Entries with chart source code:
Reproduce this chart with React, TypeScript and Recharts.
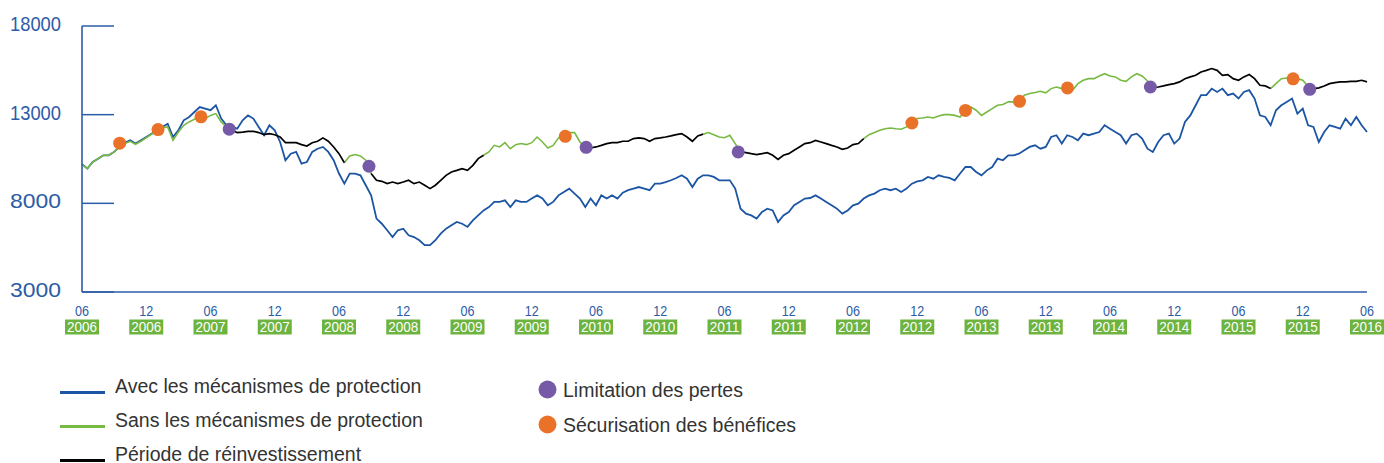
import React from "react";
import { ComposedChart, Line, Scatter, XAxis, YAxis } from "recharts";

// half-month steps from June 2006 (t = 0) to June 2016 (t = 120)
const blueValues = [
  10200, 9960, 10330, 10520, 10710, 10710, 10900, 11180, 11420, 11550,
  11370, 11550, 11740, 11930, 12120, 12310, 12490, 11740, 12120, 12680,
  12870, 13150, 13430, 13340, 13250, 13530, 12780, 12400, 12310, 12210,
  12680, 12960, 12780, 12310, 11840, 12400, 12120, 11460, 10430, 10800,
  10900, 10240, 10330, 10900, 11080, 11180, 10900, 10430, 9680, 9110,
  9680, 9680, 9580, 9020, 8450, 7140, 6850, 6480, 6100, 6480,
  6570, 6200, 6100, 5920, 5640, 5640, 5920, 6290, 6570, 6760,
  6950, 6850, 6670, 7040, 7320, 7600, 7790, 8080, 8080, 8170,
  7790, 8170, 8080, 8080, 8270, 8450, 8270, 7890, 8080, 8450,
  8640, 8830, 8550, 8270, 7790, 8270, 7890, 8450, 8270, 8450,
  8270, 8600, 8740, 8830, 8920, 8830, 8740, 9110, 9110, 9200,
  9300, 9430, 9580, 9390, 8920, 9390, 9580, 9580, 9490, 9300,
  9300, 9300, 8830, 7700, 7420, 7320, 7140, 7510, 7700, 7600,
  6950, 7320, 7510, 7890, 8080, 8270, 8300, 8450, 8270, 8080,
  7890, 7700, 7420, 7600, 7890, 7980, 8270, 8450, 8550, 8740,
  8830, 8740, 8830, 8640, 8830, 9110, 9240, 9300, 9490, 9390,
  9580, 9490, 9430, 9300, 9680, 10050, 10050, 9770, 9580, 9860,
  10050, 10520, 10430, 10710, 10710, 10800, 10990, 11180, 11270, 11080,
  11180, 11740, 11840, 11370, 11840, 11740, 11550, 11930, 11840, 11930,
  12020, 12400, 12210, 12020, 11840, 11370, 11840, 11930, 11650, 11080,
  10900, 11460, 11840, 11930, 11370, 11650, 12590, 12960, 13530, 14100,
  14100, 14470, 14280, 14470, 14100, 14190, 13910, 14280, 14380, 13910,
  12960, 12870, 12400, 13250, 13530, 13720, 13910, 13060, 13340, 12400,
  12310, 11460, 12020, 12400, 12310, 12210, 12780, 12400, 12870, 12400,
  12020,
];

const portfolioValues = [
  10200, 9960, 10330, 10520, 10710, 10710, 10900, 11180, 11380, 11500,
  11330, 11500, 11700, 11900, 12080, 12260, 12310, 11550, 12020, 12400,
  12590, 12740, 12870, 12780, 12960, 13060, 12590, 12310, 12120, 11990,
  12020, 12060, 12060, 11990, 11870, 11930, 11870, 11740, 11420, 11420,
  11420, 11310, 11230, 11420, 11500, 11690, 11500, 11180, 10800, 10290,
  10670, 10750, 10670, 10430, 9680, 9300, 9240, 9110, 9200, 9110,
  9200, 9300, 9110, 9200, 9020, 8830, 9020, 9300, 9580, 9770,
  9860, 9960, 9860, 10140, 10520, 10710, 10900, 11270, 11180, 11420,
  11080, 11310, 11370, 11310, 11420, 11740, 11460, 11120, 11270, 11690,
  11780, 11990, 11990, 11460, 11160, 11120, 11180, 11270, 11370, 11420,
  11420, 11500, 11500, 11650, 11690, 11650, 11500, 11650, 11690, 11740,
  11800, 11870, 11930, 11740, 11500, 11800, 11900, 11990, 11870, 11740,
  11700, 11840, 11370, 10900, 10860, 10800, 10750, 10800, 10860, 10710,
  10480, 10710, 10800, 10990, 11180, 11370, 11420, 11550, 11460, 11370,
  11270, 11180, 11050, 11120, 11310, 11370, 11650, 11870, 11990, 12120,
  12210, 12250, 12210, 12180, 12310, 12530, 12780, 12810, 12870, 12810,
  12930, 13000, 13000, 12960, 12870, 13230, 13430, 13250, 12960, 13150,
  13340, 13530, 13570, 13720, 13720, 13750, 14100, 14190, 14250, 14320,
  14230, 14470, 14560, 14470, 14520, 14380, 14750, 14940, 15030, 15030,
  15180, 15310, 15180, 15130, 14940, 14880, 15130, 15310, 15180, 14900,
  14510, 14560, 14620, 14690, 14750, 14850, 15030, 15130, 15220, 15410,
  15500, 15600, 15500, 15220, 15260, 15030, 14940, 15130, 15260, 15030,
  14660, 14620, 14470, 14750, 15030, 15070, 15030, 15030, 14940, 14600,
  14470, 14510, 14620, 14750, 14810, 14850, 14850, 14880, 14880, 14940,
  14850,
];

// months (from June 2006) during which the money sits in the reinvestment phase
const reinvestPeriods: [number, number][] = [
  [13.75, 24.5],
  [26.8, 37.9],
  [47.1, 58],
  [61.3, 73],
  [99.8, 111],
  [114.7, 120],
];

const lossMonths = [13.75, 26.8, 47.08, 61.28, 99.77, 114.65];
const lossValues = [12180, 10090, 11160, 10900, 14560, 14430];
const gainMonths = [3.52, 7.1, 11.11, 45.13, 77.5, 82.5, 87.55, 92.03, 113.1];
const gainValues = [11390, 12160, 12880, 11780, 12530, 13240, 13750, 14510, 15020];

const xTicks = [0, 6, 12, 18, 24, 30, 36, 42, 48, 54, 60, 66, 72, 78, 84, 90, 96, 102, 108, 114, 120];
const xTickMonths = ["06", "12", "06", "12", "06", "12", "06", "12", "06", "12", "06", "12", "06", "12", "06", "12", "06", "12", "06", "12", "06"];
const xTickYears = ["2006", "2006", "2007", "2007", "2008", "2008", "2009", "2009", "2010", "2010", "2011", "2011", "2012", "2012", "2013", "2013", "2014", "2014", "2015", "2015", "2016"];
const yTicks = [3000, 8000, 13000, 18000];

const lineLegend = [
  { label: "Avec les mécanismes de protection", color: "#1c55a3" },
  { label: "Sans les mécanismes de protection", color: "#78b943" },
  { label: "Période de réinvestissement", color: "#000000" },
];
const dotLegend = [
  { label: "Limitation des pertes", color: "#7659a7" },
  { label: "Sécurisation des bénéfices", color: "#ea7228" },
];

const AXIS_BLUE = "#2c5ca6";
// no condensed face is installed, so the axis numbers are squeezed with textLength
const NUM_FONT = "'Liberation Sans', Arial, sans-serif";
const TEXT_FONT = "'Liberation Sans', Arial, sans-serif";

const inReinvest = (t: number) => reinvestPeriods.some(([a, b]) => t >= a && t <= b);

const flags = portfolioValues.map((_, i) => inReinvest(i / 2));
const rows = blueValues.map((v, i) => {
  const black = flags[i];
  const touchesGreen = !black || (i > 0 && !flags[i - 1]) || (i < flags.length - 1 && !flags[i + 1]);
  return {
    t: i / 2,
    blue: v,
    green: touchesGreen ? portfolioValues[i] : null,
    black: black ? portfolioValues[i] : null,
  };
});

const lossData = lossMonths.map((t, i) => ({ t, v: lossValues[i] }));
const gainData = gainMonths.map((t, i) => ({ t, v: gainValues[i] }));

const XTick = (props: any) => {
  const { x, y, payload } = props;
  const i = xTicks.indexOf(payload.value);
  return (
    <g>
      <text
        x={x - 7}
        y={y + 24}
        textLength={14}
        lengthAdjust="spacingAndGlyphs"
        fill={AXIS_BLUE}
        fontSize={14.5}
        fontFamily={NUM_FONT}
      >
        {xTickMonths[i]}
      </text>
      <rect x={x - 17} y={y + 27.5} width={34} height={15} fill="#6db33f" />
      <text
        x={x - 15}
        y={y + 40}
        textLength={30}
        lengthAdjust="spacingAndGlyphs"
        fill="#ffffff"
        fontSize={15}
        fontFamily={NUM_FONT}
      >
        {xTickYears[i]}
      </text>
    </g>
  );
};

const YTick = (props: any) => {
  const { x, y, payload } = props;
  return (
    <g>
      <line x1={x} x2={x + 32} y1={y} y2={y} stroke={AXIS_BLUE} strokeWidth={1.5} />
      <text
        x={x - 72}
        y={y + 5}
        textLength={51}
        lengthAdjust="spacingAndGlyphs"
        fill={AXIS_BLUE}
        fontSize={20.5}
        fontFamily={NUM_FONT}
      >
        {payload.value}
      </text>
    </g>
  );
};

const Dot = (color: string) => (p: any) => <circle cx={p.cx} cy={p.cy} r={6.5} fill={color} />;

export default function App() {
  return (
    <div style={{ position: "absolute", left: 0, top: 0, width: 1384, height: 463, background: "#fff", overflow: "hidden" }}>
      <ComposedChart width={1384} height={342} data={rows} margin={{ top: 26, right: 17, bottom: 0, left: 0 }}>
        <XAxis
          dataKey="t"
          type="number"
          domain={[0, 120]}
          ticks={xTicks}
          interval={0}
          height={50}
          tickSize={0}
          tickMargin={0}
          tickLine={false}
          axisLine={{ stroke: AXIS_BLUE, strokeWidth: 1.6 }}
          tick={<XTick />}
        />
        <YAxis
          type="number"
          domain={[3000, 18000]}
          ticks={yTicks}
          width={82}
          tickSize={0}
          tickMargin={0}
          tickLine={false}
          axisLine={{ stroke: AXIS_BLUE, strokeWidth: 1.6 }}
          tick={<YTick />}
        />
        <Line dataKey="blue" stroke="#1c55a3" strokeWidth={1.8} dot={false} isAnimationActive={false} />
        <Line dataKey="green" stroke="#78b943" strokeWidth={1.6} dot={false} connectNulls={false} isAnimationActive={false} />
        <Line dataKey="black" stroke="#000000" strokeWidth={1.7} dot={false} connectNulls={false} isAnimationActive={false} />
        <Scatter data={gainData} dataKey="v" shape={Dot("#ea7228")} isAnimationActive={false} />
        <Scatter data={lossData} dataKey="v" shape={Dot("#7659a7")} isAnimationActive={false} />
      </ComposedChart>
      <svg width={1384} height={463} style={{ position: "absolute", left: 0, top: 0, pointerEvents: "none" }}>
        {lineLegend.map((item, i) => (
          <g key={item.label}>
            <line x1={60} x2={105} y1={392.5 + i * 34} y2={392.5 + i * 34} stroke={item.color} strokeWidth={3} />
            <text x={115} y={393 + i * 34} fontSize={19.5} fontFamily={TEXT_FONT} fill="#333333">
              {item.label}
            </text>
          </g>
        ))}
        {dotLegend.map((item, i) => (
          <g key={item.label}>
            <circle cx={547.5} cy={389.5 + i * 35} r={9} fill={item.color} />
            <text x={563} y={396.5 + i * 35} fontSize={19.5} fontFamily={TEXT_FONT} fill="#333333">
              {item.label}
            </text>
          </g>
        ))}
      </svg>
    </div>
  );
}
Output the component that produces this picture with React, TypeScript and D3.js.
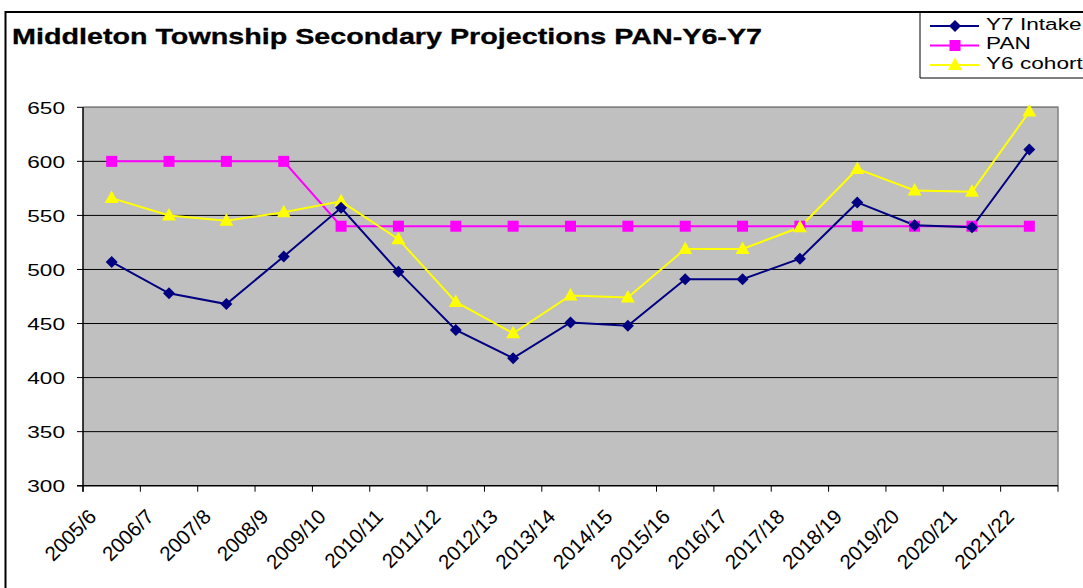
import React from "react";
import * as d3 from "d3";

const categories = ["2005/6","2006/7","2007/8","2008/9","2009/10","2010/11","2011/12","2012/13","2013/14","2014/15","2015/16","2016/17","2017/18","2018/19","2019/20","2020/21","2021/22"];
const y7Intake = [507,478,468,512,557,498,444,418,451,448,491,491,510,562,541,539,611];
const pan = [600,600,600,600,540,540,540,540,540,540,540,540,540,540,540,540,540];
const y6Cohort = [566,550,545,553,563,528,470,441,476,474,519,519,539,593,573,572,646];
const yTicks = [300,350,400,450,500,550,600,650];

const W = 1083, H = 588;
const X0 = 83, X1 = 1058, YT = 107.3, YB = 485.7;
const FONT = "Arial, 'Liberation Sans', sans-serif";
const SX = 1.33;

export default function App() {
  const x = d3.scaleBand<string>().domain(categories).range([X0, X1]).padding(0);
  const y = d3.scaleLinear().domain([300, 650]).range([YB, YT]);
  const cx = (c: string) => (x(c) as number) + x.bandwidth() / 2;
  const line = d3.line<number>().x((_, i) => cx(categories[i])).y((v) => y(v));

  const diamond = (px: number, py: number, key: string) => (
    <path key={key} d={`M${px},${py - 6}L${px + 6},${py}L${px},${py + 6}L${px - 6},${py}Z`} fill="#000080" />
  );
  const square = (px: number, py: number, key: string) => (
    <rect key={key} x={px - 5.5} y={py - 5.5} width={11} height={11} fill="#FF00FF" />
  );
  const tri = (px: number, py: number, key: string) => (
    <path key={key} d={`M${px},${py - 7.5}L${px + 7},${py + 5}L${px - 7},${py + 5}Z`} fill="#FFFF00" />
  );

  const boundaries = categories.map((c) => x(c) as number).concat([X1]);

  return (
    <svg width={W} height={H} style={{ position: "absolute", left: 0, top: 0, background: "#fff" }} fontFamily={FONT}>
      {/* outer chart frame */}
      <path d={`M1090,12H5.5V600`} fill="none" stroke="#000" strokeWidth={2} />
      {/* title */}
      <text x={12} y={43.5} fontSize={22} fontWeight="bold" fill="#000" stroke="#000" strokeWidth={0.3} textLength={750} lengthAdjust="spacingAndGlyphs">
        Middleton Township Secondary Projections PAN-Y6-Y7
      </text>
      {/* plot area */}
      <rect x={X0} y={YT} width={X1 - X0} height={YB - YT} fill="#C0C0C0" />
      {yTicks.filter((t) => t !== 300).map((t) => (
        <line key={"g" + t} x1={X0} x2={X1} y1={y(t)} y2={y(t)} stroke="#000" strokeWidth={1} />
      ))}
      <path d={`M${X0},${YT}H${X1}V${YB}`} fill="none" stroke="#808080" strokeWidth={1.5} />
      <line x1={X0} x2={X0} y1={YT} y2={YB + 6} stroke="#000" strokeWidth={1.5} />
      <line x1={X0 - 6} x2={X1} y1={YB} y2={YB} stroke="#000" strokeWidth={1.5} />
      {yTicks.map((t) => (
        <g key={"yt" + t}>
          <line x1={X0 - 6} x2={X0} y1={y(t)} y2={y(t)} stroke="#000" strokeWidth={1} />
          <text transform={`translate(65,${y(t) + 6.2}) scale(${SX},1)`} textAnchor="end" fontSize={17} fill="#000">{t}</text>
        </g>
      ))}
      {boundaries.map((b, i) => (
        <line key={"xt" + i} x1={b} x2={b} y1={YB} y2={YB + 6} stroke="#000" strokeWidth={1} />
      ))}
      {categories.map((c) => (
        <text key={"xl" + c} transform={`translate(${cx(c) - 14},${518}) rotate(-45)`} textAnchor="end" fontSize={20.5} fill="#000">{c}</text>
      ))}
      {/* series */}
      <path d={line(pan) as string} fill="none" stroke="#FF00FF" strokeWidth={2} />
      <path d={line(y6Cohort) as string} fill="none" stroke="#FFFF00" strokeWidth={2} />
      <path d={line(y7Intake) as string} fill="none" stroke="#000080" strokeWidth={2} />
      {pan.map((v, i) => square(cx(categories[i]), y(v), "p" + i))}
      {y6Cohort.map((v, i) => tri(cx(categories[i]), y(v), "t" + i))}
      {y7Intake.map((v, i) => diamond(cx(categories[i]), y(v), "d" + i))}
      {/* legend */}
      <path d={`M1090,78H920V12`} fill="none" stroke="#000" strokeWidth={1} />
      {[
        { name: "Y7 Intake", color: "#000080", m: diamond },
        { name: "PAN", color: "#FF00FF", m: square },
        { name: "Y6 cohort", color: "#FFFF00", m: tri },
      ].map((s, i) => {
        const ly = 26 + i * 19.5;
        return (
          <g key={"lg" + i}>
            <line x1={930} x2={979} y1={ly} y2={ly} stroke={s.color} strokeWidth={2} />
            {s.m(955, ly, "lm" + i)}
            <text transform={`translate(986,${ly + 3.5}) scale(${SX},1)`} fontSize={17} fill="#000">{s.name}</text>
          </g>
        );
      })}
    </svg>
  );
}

What you will do: Please reproduce the listing exactly from its opening line through the line that contains "Scatter, XAxis, YAxis", both included, with all pictures omitted.

Result for this exercise:
Reproduce this chart with React, TypeScript and Recharts.
import React from "react";
import { ComposedChart, Line, Scatter, XAxis, YAxis } from "recharts";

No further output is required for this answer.